Ethical challenge 1: eliciting civil behaviors from quarrelsome opponents
Certain ethical questions emerged as the students increased their level of public political activism. No one publicly questioned the students’ right to have a voice in the political process, but some townspeople in positions of power did try to discourage them from taking legislative action, and tried to downplay the importance of what “youngsters” might have to say. As advisors to the young activists, Burke and Collins felt a responsibility to help the students learn how to deal with naysayers and adults who might downplay their standing as civic actors.

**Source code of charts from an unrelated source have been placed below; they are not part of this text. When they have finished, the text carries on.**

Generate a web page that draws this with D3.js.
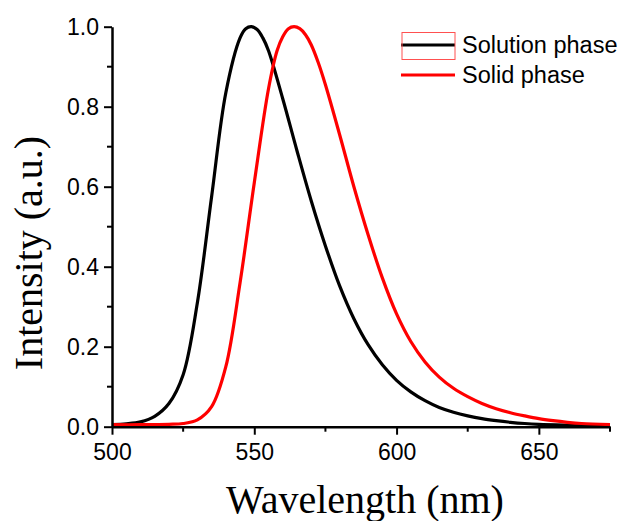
<!DOCTYPE html>
<html>
<head>
<meta charset="utf-8">
<script src="https://cdn.jsdelivr.net/npm/d3@7"></script>
<style>
  html, body { margin: 0; padding: 0; background: #fff; }
  svg { display: block; }
</style>
</head>
<body>
<div id="chart"></div>
<script>
// wavelength (nm) and normalised intensity
const solutionWl = [500, 505, 510, 515, 520, 525, 530, 535, 540, 545, 547, 549, 551, 553, 555, 560, 565, 570, 575, 580, 585, 590, 595, 600, 605, 610, 615, 620, 625, 630, 635, 640, 645, 650, 660, 675]
const solutionI = [0.005, 0.007, 0.012, 0.026, 0.058, 0.13, 0.31, 0.575, 0.835, 0.972, 0.995, 1.0, 0.993, 0.972, 0.94, 0.82, 0.69, 0.565, 0.452, 0.352, 0.27, 0.205, 0.155, 0.116, 0.087, 0.065, 0.048, 0.036, 0.027, 0.02, 0.015, 0.011, 0.008, 0.006, 0.004, 0.002]

const solidWl = [500, 510, 520, 525, 530, 535, 540, 545, 550, 555, 558, 560, 562, 564, 566, 568, 570, 572.5, 575, 580, 585, 590, 595, 600, 605, 610, 615, 620, 625, 630, 635, 640, 645, 650, 655, 660, 665, 675]
const solidI = [0.005, 0.005, 0.006, 0.008, 0.017, 0.05, 0.15, 0.36, 0.61, 0.845, 0.94, 0.975, 0.995, 1.0, 0.995, 0.98, 0.955, 0.91, 0.855, 0.73, 0.6, 0.48, 0.372, 0.282, 0.213, 0.162, 0.124, 0.096, 0.075, 0.058, 0.045, 0.035, 0.027, 0.02, 0.015, 0.011, 0.008, 0.005]

const seriesNames = ['Solution phase', 'Solid phase']
const seriesColors = ['#000000', '#ff0000']
const xTicks = [500, 550, 600, 650]
const xMinor = [525, 575, 625, 675]
const yTicks = [0, 0.2, 0.4, 0.6, 0.8, 1.0]
const yMinor = [0.1, 0.3, 0.5, 0.7, 0.9]

const width = 620
const height = 521
const plotLeft = 112
const plotRight = 610
const plotTop = 26.7
const plotBottom = 426.7

const svg = d3.select('#chart')
  .append('svg')
  .attr('width', width)
  .attr('height', height)

const xScale = d3.scaleLinear().domain([500, 675]).range([plotLeft, plotRight])
const yScale = d3.scaleLinear().domain([0, 1]).range([plotBottom, plotTop])

const series = [
  solutionWl.map((w, i) => ({ x: w, y: solutionI[i] })),
  solidWl.map((w, i) => ({ x: w, y: solidI[i] }))
]

const line = d3.line()
  .x(d => xScale(d.x))
  .y(d => yScale(d.y))
  .curve(d3.curveCatmullRom.alpha(0.5))

svg.append('g').selectAll('path')
  .data(series)
  .enter()
  .append('path')
  .attr('d', d => line(d))
  .attr('fill', 'none')
  .attr('stroke', (d, i) => seriesColors[i])
  .attr('stroke-width', 3.2)
  .attr('stroke-linejoin', 'round')

// 坐标轴
const tickFont = '"Liberation Sans", Arial, sans-serif'

const xAxis = d3.axisBottom(xScale).tickValues(xTicks).tickSize(8).tickPadding(9).tickSizeOuter(0)
const xAxisg = svg.append('g')
  .attr('transform', `translate(0, ${plotBottom})`)
  .call(xAxis)
xAxisg.append('g').selectAll('line')
  .data(xMinor)
  .enter()
  .append('line')
  .attr('x1', d => xScale(d))
  .attr('x2', d => xScale(d))
  .attr('y1', 0)
  .attr('y2', 5)

const yAxis = d3.axisLeft(yScale).tickValues(yTicks).tickSize(8).tickPadding(5).tickSizeOuter(0)
  .tickFormat(d3.format('.1f'))
const yAxisg = svg.append('g')
  .attr('transform', `translate(${plotLeft}, 0)`)
  .call(yAxis)
yAxisg.append('g').selectAll('line')
  .data(yMinor)
  .enter()
  .append('line')
  .attr('x1', 0)
  .attr('x2', -5)
  .attr('y1', d => yScale(d))
  .attr('y2', d => yScale(d))

;[xAxisg, yAxisg].forEach(g => {
  g.select('.domain').attr('stroke', '#000').attr('stroke-width', 2.5)
  g.selectAll('line').attr('stroke', '#000').attr('stroke-width', 2)
  g.selectAll('text')
    .style('font-family', tickFont)
    .style('font-size', '23px')
    .attr('fill', '#000')
})

// 轴标题
const titleFont = '"Liberation Serif", "Times New Roman", serif'
svg.append('text')
  .text('Wavelength (nm)')
  .attr('x', (plotLeft + plotRight) / 2 + 4)
  .attr('y', 513)
  .attr('text-anchor', 'middle')
  .style('font-family', titleFont)
  .style('font-size', '40px')

svg.append('text')
  .text('Intensity (a.u.)')
  .attr('transform', `translate(42, 253) rotate(-90)`)
  .attr('text-anchor', 'middle')
  .style('font-family', titleFont)
  .style('font-size', '40px')

// 图例
const legend = svg.append('g')
const legendY = [45, 75]
legend.selectAll('line')
  .data(seriesNames)
  .enter()
  .append('line')
  .attr('x1', 401)
  .attr('x2', 455)
  .attr('y1', (d, i) => legendY[i])
  .attr('y2', (d, i) => legendY[i])
  .attr('stroke', (d, i) => seriesColors[i])
  .attr('stroke-width', 3)

legend.append('rect')
  .attr('x', 402)
  .attr('y', 32.5)
  .attr('width', 53)
  .attr('height', 27)
  .attr('fill', 'none')
  .attr('stroke', '#ff5050')
  .attr('stroke-width', 1)

legend.selectAll('text')
  .data(seriesNames)
  .enter()
  .append('text')
  .text(d => d)
  .attr('x', 462)
  .attr('y', (d, i) => legendY[i])
  .attr('dy', '0.35em')
  .style('font-family', tickFont)
  .style('font-size', '23.5px')
</script>
</body>
</html>
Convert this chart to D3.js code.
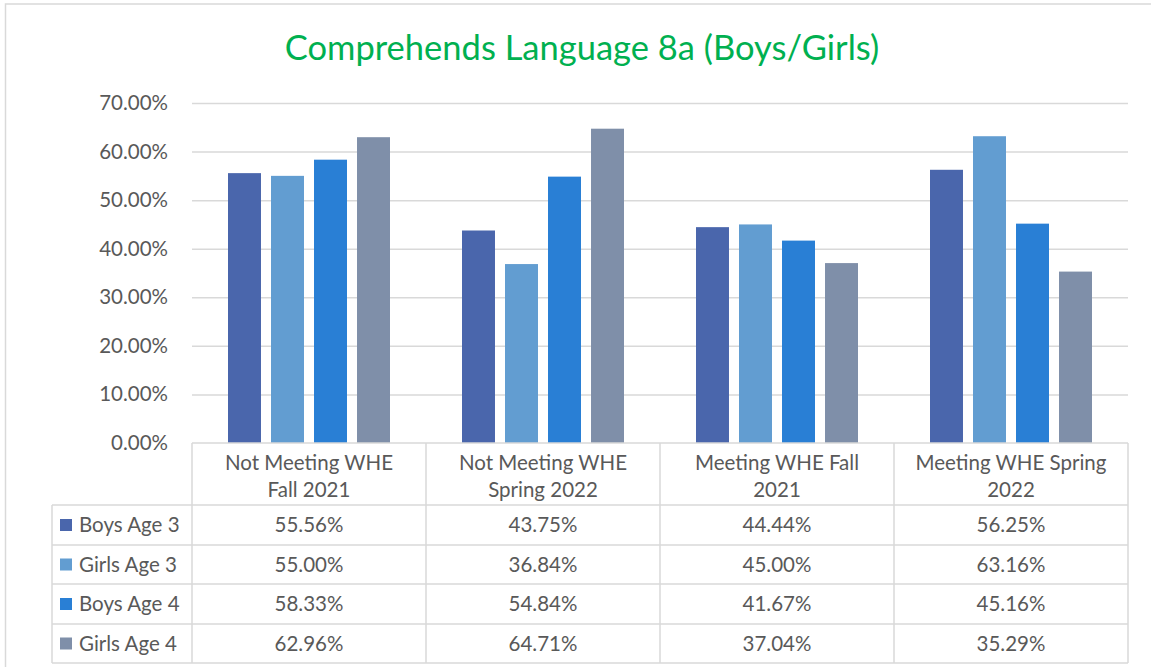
<!DOCTYPE html>
<html><head><meta charset="utf-8">
<script src="https://cdn.jsdelivr.net/npm/d3@7"></script>
<style>body{margin:0;background:#fff}svg{display:block}text{font-family:Lato,"Open Sans",sans-serif}</style>
</head><body><svg id="c" width="1151" height="667"></svg>
<script>
const title = "Comprehends Language 8a (Boys/Girls)";
const categories = [["Not Meeting WHE","Fall 2021"],["Not Meeting WHE","Spring 2022"],["Meeting WHE Fall","2021"],["Meeting WHE Spring","2022"]];
const seriesNames = ["Boys Age 3","Girls Age 3","Boys Age 4","Girls Age 4"];
const boysAge3 = [0.5556,0.4375,0.4444,0.5625];
const girlsAge3 = [0.5500,0.3684,0.4500,0.6316];
const boysAge4 = [0.5833,0.5484,0.4167,0.4516];
const girlsAge4 = [0.6296,0.6471,0.3704,0.3529];
const yTicks = [0,0.1,0.2,0.3,0.4,0.5,0.6,0.7];
const colors = ["#4A66AC","#629DD1","#297FD5","#7F8FA9"];
const series = [boysAge3,girlsAge3,boysAge4,girlsAge4];

const svg = d3.select("#c");
const grid = "#D9D9D9", txt = "#595959", fs = 20.5;
const L=192,R=1128,T=103,B=443;
svg.append("rect").attr("x",5.5).attr("y",4).attr("width",1200).attr("height",700).attr("fill","none").attr("stroke",grid).attr("stroke-width",1.5);
svg.append("text").attr("x",582).attr("y",60).attr("text-anchor","middle").attr("fill","#00B050").attr("font-size",34.5).text(title);

const y = d3.scaleLinear().domain([0,0.7]).range([B,T]);
const x = d3.scaleBand().domain(d3.range(categories.length)).range([L,R]);
const xi = d3.scaleBand().domain(d3.range(series.length)).range([36,198]).paddingInner(0.233).paddingOuter(0);

const yAxis = d3.axisLeft(y).tickValues(yTicks).tickSize(-(R-L)).tickPadding(24).tickFormat(d=>d3.format(".2%")(d));
const ga = svg.append("g").attr("transform",`translate(${L},0)`).call(yAxis);
ga.select(".domain").remove();
ga.selectAll(".tick line").attr("stroke",grid).attr("stroke-width",1.5);
ga.selectAll(".tick text").attr("fill",txt).attr("font-size",fs).attr("font-family","Lato,sans-serif");
ga.selectAll(".tick").filter(d=>d===0).select("line").remove();

const gb = svg.append("g");
series.forEach((s,si)=>{
  gb.selectAll(null).data(s).enter().append("rect")
    .attr("x",(d,i)=>x(i)+xi(si)).attr("width",xi.bandwidth())
    .attr("y",d=>y(d)).attr("height",d=>B-y(d)).attr("fill",colors[si]);
});

// table
const rowY = [443,505,545,584,624,663];
const LL = 52;
const tg = svg.append("g").attr("stroke",grid).attr("stroke-width",1.5).attr("fill","none");
tg.append("line").attr("x1",L).attr("x2",R).attr("y1",B).attr("y2",B);
rowY.slice(1).forEach(v=>tg.append("line").attr("x1",LL).attr("x2",R).attr("y1",v).attr("y2",v));
tg.append("line").attr("x1",LL).attr("x2",LL).attr("y1",rowY[1]).attr("y2",rowY[5]);
[0,1,2,3,4].forEach(i=>{const xx = i<4? x(i): R; tg.append("line").attr("x1",xx).attr("x2",xx).attr("y1",B).attr("y2",rowY[5]);});

categories.forEach((c,i)=>{
  c.forEach((line,li)=>{
    svg.append("text").attr("x",x(i)+x.bandwidth()/2).attr("y",470+li*27).attr("text-anchor","middle").attr("fill",txt).attr("font-size",fs).text(line);
  });
});
const fmt = d3.format(".2%");
series.forEach((s,si)=>{
  const cy = (rowY[si+1]+rowY[si+2])/2;
  svg.append("rect").attr("x",60).attr("y",cy-6).attr("width",12).attr("height",12).attr("fill",colors[si]);
  svg.append("text").attr("x",79).attr("y",cy+7).attr("fill",txt).attr("font-size",fs).text(seriesNames[si]);
  s.forEach((v,i)=>{
    svg.append("text").attr("x",x(i)+x.bandwidth()/2).attr("y",cy+7).attr("text-anchor","middle").attr("fill",txt).attr("font-size",fs).text(fmt(v));
  });
});
</script></body></html>
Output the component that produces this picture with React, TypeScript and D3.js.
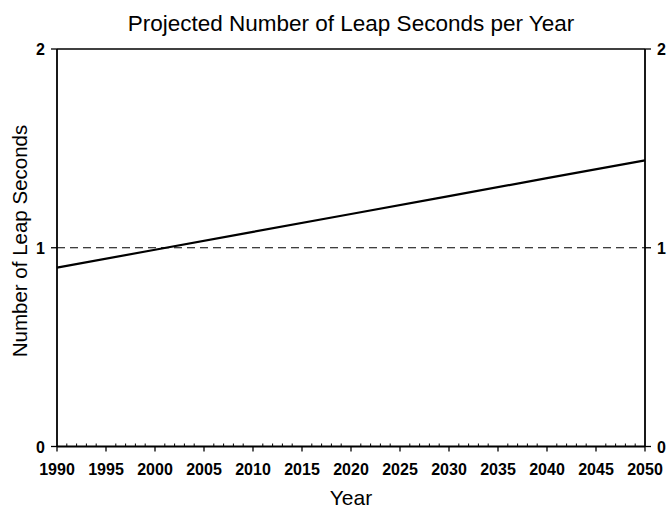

For example, one instance where we as the adult advisors had to make the difficult decision to cross the line from supporter and coach to that of defender, was during a meeting with an official town board. One of the board members, the acting director for that evening, clearly did not support the students’ petition. This person began a series of aggressive questions focused on obscure and non-pertinent details of the petitions. The club members answered each of these to the best of their abilities, but if the students did not have a full or detailed answer, the board member became more aggressive and challenging, even going so far as to tell one student harshly, “Don’t look to your teacher for help.” After several minutes of this behavior, we made the decision to intervene, because when an educational experience threatens to harm a student in any manner, be it physical or emotional, we have an ethical and professional responsibility to intercede. Collins respectfully and firmly demanded that the board member either ask a direct question of the students or let them go home for the evening. The situation was defused at that point and the students were allowed to leave the meeting shortly afterward. This experience left the students who were present somewhat shaken, but by weathering it they became more unflinching in pursuit of their cause.
Ethical challenge 2: what is the teacher’s role in experiential learning?
A strong reason for our decision to stay behind the scenes was grounded in our philosophy of good teaching. Our combined years of experience teaching high school students has led us to a firm belief in the power of experiential learning. Although at intervals during the project, the students read plastics research and heard advice from experts, perhaps the best teacher was the actual experience of standing in front of an auditorium full of adults, presenting and defending findings, facts, and opinions. Just as a coach cannot run a race for an athlete, or a parent cannot take a math exam for a child, we felt that club advisors cannot and should not try to script the voices of student-activists. It was their journey. We chose to let them hold the reins, rather than trying to superimpose a more adult perspective on their presentations.
In this process, we observed their growth as presenters and the tremendous sense of efficacy and accomplishment they developed.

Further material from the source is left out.